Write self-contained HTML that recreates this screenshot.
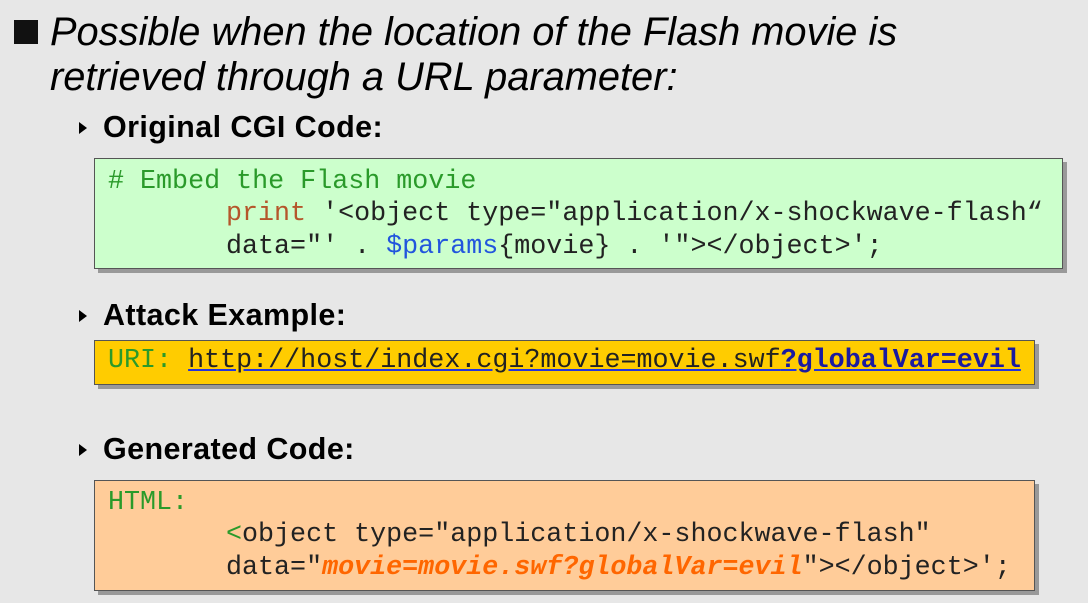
<!DOCTYPE html>
<html><head><style>
body{margin:0;width:1088px;height:603px;background:#e7e7e7;position:relative;overflow:hidden;font-family:"Liberation Sans",sans-serif}
.a{position:absolute;white-space:pre}
.t{font-style:italic;font-size:39.8px;color:#000}
.h{font-weight:bold;font-size:30.5px;color:#000;letter-spacing:0.4px}
.tri{position:absolute;width:0;height:0;border-top:6px solid transparent;border-bottom:6px solid transparent;border-left:8px solid #000}
.box{position:absolute;border:1.5px solid #555;box-shadow:4px 4px 0 #999}
.m{font-family:"Liberation Mono",monospace;font-size:26.7px;color:#222}
.g{color:#2a9a2a}.r{color:#b5562b}.b{color:#2255dd}
</style></head><body>
<div style="position:absolute;left:14px;top:20px;width:24px;height:24px;background:#111"></div>
<div class="a t" style="left:50px;top:10px">Possible when the location of the Flash movie is</div>
<div class="a t" style="left:50px;top:55px">retrieved through a URL parameter:</div>

<div class="tri" style="left:79px;top:122px"></div>
<div class="a h" style="left:103px;top:110px">Original CGI Code:</div>
<div class="box" style="left:94px;top:158px;width:967px;height:109px;background:#ccffcc"></div>
<div class="a m g" style="left:108px;top:167px"># Embed the Flash movie</div>
<div class="a m" style="left:226px;top:199px"><span class="r">print</span> '&lt;object type="application/x-shockwave-flash“</div>
<div class="a m" style="left:226px;top:232px">data="' . <span class="b">$params</span>{movie} . '"&gt;&lt;/object&gt;';</div>

<div class="tri" style="left:79px;top:310px"></div>
<div class="a h" style="left:103px;top:298px">Attack Example:</div>
<div class="box" style="left:94px;top:340px;width:939px;height:43px;background:#ffcc00"></div>
<div class="a m" style="left:108px;top:346px"><span class="g">URI: </span><span style="color:#222;text-decoration:underline;text-decoration-color:#2233dd">http://host/index.cgi?movie=movie.swf<b style="color:#1a1aa0">?globalVar=evil</b></span></div>

<div class="tri" style="left:79px;top:444px"></div>
<div class="a h" style="left:103px;top:432px">Generated Code:</div>
<div class="box" style="left:94px;top:480px;width:939px;height:109px;background:#ffcc99"></div>
<div class="a m g" style="left:108px;top:488px">HTML:</div>
<div class="a m" style="left:226px;top:520px"><span class="g">&lt;</span>object type="application/x-shockwave-flash"</div>
<div class="a m" style="left:226px;top:553px">data="<b style="color:#ff6600;font-style:italic">movie=movie.swf?globalVar=evil</b>"&gt;&lt;/object&gt;';</div>
</body></html>
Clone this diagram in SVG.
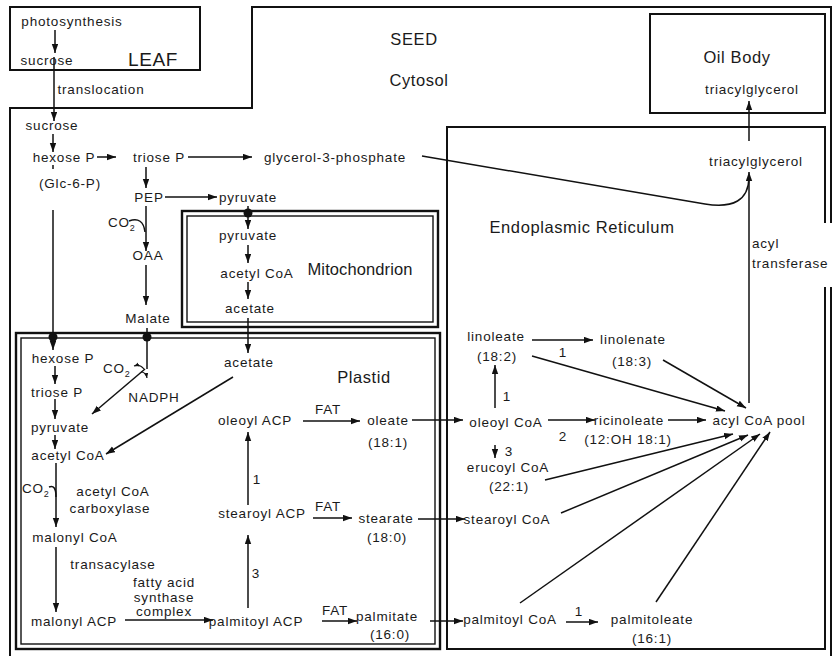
<svg xmlns="http://www.w3.org/2000/svg" width="838" height="656" viewBox="0 0 838 656">
<defs>
<marker id="ah" markerUnits="userSpaceOnUse" markerWidth="10" markerHeight="7" refX="9" refY="3.2" orient="auto"><path d="M0,0 L9,3.2 L0,6.4 z" fill="#111"/></marker>
<marker id="sh" markerUnits="userSpaceOnUse" markerWidth="6" markerHeight="5" refX="5" refY="2" orient="auto"><path d="M0,0 L5,2 L0,4 z" fill="#111"/></marker>
</defs>
<style>
text{font-family:"Liberation Sans",Arial,Helvetica,sans-serif;font-size:13.5px;letter-spacing:0.8px;fill:#1a1a1a;text-anchor:middle}
.big{font-size:16.5px;letter-spacing:0.6px}
.st{text-anchor:start}
.box{fill:none;stroke:#111;stroke-width:2}
.thin{fill:none;stroke:#111;stroke-width:1.4}
.c{fill:none;stroke:#111;stroke-width:1.5}
.a{fill:none;stroke:#111;stroke-width:1.5;marker-end:url(#ah)}
.s{fill:none;stroke:#111;stroke-width:1.2;marker-end:url(#sh)}
.dot{fill:#111}
</style>
<rect width="838" height="656" fill="#fff"/>

<g id="compartments">
<g id="leaf"><rect class="box" x="10" y="7" width="190" height="63"/><text class="big" x="153" y="66" font-size="19" style="font-size:19px">LEAF</text></g>
<g id="seed"><path class="box" d="M831,223 V7 H252 V108 H10 V662 M831,287 V662"/><text class="big" x="414" y="45">SEED</text><text class="big" x="419" y="86">Cytosol</text></g>
<g id="oilbody"><rect class="box" x="650" y="14" width="175" height="99"/><text class="big" x="737" y="63">Oil Body</text></g>
<g id="er"><path class="box" d="M825,223 V127 H447 V649 H825 V287"/><text class="big" x="582" y="233">Endoplasmic Reticulum</text></g>
<g id="mitochondrion"><rect class="box" x="182" y="211" width="256" height="116" style="stroke-width:2.4"/><rect class="thin" x="187" y="216" width="246" height="106"/><text class="big" x="360" y="275" style="letter-spacing:0.1px">Mitochondrion</text></g>
<g id="plastid"><rect class="box" x="16" y="333" width="424" height="316" style="stroke-width:2.4"/><rect class="thin" x="21" y="338" width="414" height="306"/><text class="big" x="364" y="383">Plastid</text></g>
</g>

<g id="connectors">
<line class="a" x1="55" y1="30" x2="55" y2="53"/>
<line class="a" x1="54" y1="57" x2="54" y2="121"/>
<line class="a" x1="53" y1="134" x2="53" y2="152"/>
<line class="c" x1="53" y1="165" x2="53" y2="169"/>
<line class="a" x1="97" y1="157" x2="116" y2="157"/>
<line class="a" x1="188" y1="157" x2="252" y2="157"/>
<line class="a" x1="146" y1="167" x2="146" y2="188"/>
<line class="a" x1="165" y1="197" x2="217" y2="197"/>
<line class="a" x1="146" y1="206" x2="146" y2="251"/>
<path class="c" d="M129,221 Q143,216 145,232"/>
<line class="a" x1="146" y1="265" x2="146" y2="305"/>
<path class="c" d="M147,328 V369"/>
<line class="a" x1="145" y1="369" x2="92" y2="414"/>
<path class="s" d="M144,369 Q140,364 134,366"/>
<path class="s" d="M141,372 Q146,372 147,378"/>
<line class="a" x1="53" y1="210" x2="53" y2="350"/>
<line class="a" x1="248" y1="206" x2="248" y2="229"/>
<line class="a" x1="248" y1="245" x2="248" y2="263"/>
<line class="a" x1="248" y1="282" x2="248" y2="299"/>
<line class="a" x1="248" y1="318" x2="248" y2="353"/>
<line class="a" x1="233" y1="377" x2="106" y2="454"/>
<circle class="dot" cx="53" cy="337" r="4.5"/>
<circle class="dot" cx="147" cy="337" r="4.5"/>
<circle class="dot" cx="248" cy="213" r="4.5"/>

<line class="a" x1="55" y1="366" x2="55" y2="384"/>
<line class="a" x1="55" y1="399" x2="55" y2="419"/>
<line class="a" x1="55" y1="435" x2="55" y2="449"/>
<line class="a" x1="56" y1="463" x2="56" y2="527"/>
<path class="c" d="M49,487 Q56,484 56,497"/>
<line class="a" x1="56" y1="547" x2="56" y2="612"/>
<line class="a" x1="125" y1="620" x2="213" y2="620"/>
<line class="a" x1="248" y1="608" x2="248" y2="535"/>
<line class="a" x1="248" y1="505" x2="248" y2="432"/>
<line class="a" x1="303" y1="421" x2="360" y2="421"/>
<line class="a" x1="313" y1="518" x2="352" y2="518"/>
<line class="a" x1="322" y1="621" x2="357" y2="621"/>
<line class="a" x1="412" y1="420" x2="463" y2="420"/>
<line class="a" x1="418" y1="519" x2="465" y2="519"/>
<line class="a" x1="430" y1="621" x2="463" y2="621"/>

<line class="a" x1="495" y1="408" x2="495" y2="365"/>
<line class="a" x1="532" y1="340" x2="593" y2="340"/>
<line class="a" x1="548" y1="420" x2="595" y2="420"/>
<line class="a" x1="495" y1="445" x2="495" y2="458"/>
<line class="a" x1="668" y1="420" x2="706" y2="420"/>
<line class="a" x1="532" y1="356" x2="725" y2="411"/>
<line class="a" x1="663" y1="360" x2="746" y2="408"/>
<line class="a" x1="545" y1="480" x2="733" y2="434"/>
<line class="a" x1="561" y1="513" x2="748" y2="435"/>
<line class="a" x1="520" y1="603" x2="760" y2="434"/>
<line class="a" x1="656" y1="602" x2="770" y2="432"/>
<line class="a" x1="566" y1="622" x2="598" y2="622"/>
<line class="a" x1="749" y1="403" x2="749" y2="172"/>
<line class="a" x1="749" y1="141" x2="749" y2="101"/>
<path class="c" d="M422,156 L705,204 Q748,211 749,178"/>
</g>

<g id="n-photosynthesis"><text x="72" y="26">photosynthesis</text></g>
<g id="n-sucrose-leaf"><text x="47" y="65">sucrose</text></g>
<g id="n-translocation"><text x="101" y="94">translocation</text></g>
<g id="n-sucrose-seed"><text x="52" y="130">sucrose</text></g>
<g id="n-hexoseP-cyt"><text x="64" y="162">hexose P</text><text x="70" y="188">(Glc-6-P)</text></g>
<g id="n-trioseP-cyt"><text x="159" y="162">triose P</text></g>
<g id="n-g3p"><text x="335" y="162">glycerol-3-phosphate</text></g>
<g id="n-pep"><text x="149" y="202">PEP</text></g>
<g id="n-pyruvate-cyt"><text x="248" y="202">pyruvate</text></g>
<g id="n-co2-cyt"><text class="st" x="108" y="227">CO<tspan style="font-size:9px" dy="4">2</tspan></text></g>
<g id="n-oaa"><text x="148" y="260">OAA</text></g>
<g id="n-malate"><text x="148" y="323">Malate</text></g>
<g id="n-pyruvate-mito"><text x="248" y="240">pyruvate</text></g>
<g id="n-acetylcoa-mito"><text x="257" y="278">acetyl CoA</text></g>
<g id="n-acetate-mito"><text x="250" y="313">acetate</text></g>
<g id="n-acetate-pl"><text x="249" y="367">acetate</text></g>
<g id="n-hexoseP-pl"><text x="63" y="363">hexose P</text></g>
<g id="n-co2-pl"><text class="st" x="103" y="373">CO<tspan style="font-size:9px" dy="4">2</tspan></text></g>
<g id="n-nadph"><text x="154" y="402">NADPH</text></g>
<g id="n-trioseP-pl"><text x="57" y="397">triose P</text></g>
<g id="n-pyruvate-pl"><text x="60" y="432">pyruvate</text></g>
<g id="n-acetylcoa-pl"><text x="68" y="460">acetyl CoA</text></g>
<g id="n-co2-acc"><text class="st" x="22" y="493">CO<tspan style="font-size:9px" dy="4">2</tspan></text></g>
<g id="n-acc"><text x="113" y="496">acetyl CoA</text><text x="110" y="513">carboxylase</text></g>
<g id="n-malonylcoa"><text x="75" y="542">malonyl CoA</text></g>
<g id="n-transacylase"><text x="113" y="569">transacylase</text></g>
<g id="n-malonylacp"><text x="74" y="626">malonyl ACP</text></g>
<g id="n-fas"><text x="164" y="587">fatty acid</text><text x="164" y="602">synthase</text><text x="164" y="616">complex</text></g>
<g id="n-palmitoylacp"><text x="256" y="626">palmitoyl ACP</text></g>
<g id="n-stearoylacp"><text x="262" y="518">stearoyl ACP</text></g>
<g id="n-oleoylacp"><text x="255" y="425">oleoyl ACP</text></g>
<g id="n-lab1-pl"><text x="257" y="484">1</text></g>
<g id="n-lab3-pl"><text x="256" y="578">3</text></g>
<g id="n-fat1"><text x="328" y="414">FAT</text></g>
<g id="n-fat2"><text x="328" y="511">FAT</text></g>
<g id="n-fat3"><text x="335" y="615">FAT</text></g>
<g id="n-oleate"><text x="388" y="425">oleate</text><text x="388" y="447">(18:1)</text></g>
<g id="n-stearate"><text x="386" y="523">stearate</text><text x="387" y="542">(18:0)</text></g>
<g id="n-palmitate"><text x="387" y="621">palmitate</text><text x="390" y="639">(16:0)</text></g>
<g id="n-linoleate"><text x="496" y="341">linoleate</text><text x="497" y="361">(18:2)</text></g>
<g id="n-lab1-a"><text x="563" y="357">1</text></g>
<g id="n-linolenate"><text x="633" y="344">linolenate</text><text x="632" y="366">(18:3)</text></g>
<g id="n-lab1-b"><text x="507" y="401">1</text></g>
<g id="n-oleoylcoa"><text x="506" y="427">oleoyl CoA</text></g>
<g id="n-lab2"><text x="563" y="441">2</text></g>
<g id="n-ricinoleate"><text x="629" y="425">ricinoleate</text><text x="628" y="444">(12:OH 18:1)</text></g>
<g id="n-acylcoapool"><text x="759" y="425">acyl CoA pool</text></g>
<g id="n-lab3-er"><text x="509" y="456">3</text></g>
<g id="n-erucoylcoa"><text x="508" y="472">erucoyl CoA</text><text x="509" y="491">(22:1)</text></g>
<g id="n-stearoylcoa"><text x="507" y="524">stearoyl CoA</text></g>
<g id="n-palmitoylcoa"><text x="510" y="624">palmitoyl CoA</text></g>
<g id="n-lab1-c"><text x="579" y="616">1</text></g>
<g id="n-palmitoleate"><text x="652" y="624">palmitoleate</text><text x="652" y="643">(16:1)</text></g>
<g id="n-tag-er"><text x="756" y="166">triacylglycerol</text></g>
<g id="n-tag-oil"><text x="752" y="94">triacylglycerol</text></g>
<g id="n-acyltransferase"><text class="st" x="752" y="248">acyl</text><text class="st" x="752" y="268">transferase</text></g>
</svg>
□ □ □ □ □
## JOB
Only the lines from the start of the records to the line with "a URL parameter:</div>" belong in the copy. Print them exactly, minus pictures.

## WRITTEN RESPONSE
Write self-contained HTML that recreates this screenshot.
<!DOCTYPE html>
<html><head><style>
body{margin:0;width:1088px;height:603px;background:#e7e7e7;position:relative;overflow:hidden;font-family:"Liberation Sans",sans-serif}
.a{position:absolute;white-space:pre}
.t{font-style:italic;font-size:39.8px;color:#000}
.h{font-weight:bold;font-size:30.5px;color:#000;letter-spacing:0.4px}
.tri{position:absolute;width:0;height:0;border-top:6px solid transparent;border-bottom:6px solid transparent;border-left:8px solid #000}
.box{position:absolute;border:1.5px solid #555;box-shadow:4px 4px 0 #999}
.m{font-family:"Liberation Mono",monospace;font-size:26.7px;color:#222}
.g{color:#2a9a2a}.r{color:#b5562b}.b{color:#2255dd}
</style></head><body>
<div style="position:absolute;left:14px;top:20px;width:24px;height:24px;background:#111"></div>
<div class="a t" style="left:50px;top:10px">Possible when the location of the Flash movie is</div>
<div class="a t" style="left:50px;top:55px">retrieved through a URL parameter:</div>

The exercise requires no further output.